En tant que pédagogues héritiers d'un savoir et d'habiletés, et de compétences professionnels, nous avons tout à gagner en souscrivant à un projet d'ordre professionnel. Par exemple, nous aurions avantage à nous engager auprès de la population, à offrir des services qui correspondent aux moyens modernes et aux ressources dont on dispose en nous inspirant des récentes recherches scientifiques. En agissant de la sorte, nous nous élèverions au-delà d'un statut de travailleur de l'éducation. Nous contribuerions constructivement à rehausser l'image de notre métier et légitimer notre statut professionnel.

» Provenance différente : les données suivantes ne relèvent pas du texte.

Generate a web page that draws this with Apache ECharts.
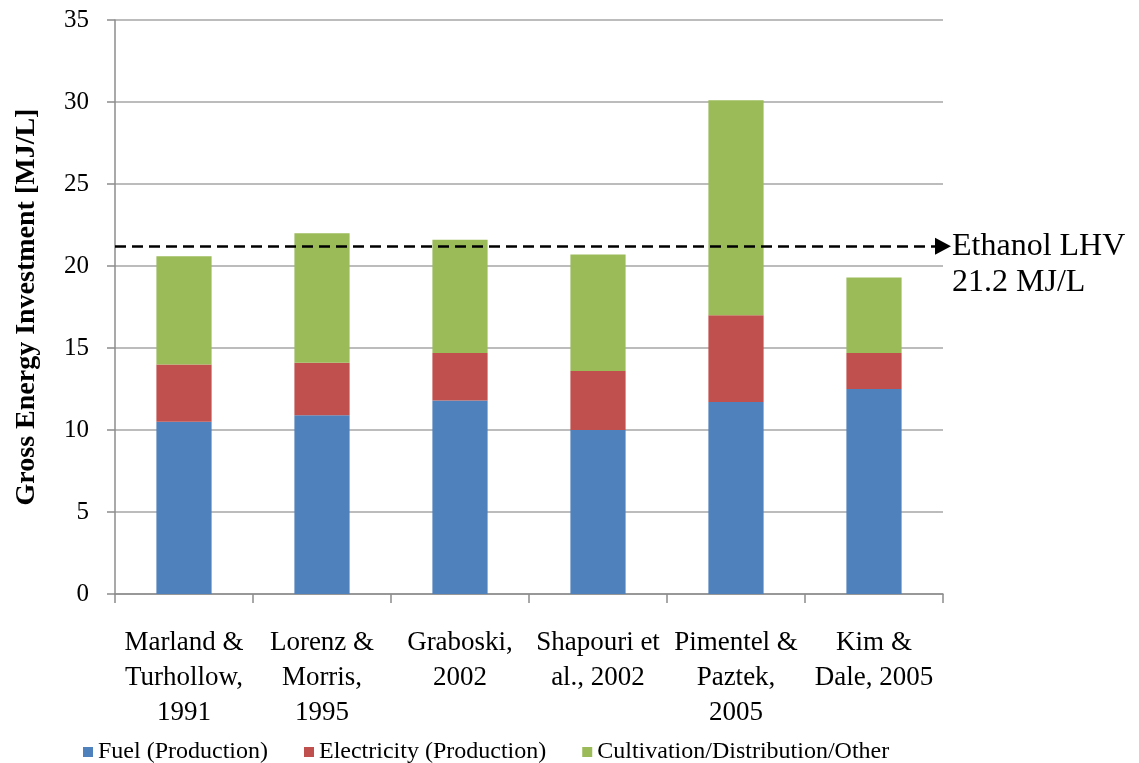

En attendant, le projet de Monsieur Proulx demeure ambitieux et hasardeux. Sur le plan politique, il s'engage dans un épineux débat avec les syndicats à moins de deux ans des élections avec le statut du remplaçant du remplaçant du remplaçant. En effet, trois autres députés l'ont déjà précédé; MM Bolduc, Blais & Moreau.

Néanmoins, en ce qui concerne la légitimité de ses travaux, M. Proulx témoigne d'opportunisme. Qui plus est, M. Couillard et lui ont fait preuve d'humilité pour reconnaitre s'être égarés dans des débats de structure et se sont recentrés sur les principaux acteurs de l'école québécoise: les élèves et les pédagogues.

En témoignant de l'écoute à l'égard des partis d'opposition et des milieux scolaires, le gouvernement manifeste de l'ouverture au dialogue et se comporte ainsi en leader. Enfin, si nous avons à cœur le développement économique du Québec, son rayonnement culturel et, surtout, l'avenir des jeunes, nous aurions avantage nous abstenir de toute vile ou mesquine partisanerie pour dialoguer constructivement avec M. Sébastien Proulx et ses représentants afin d'actualiser notre réseau scolaire à l'ère du XXIe siècle.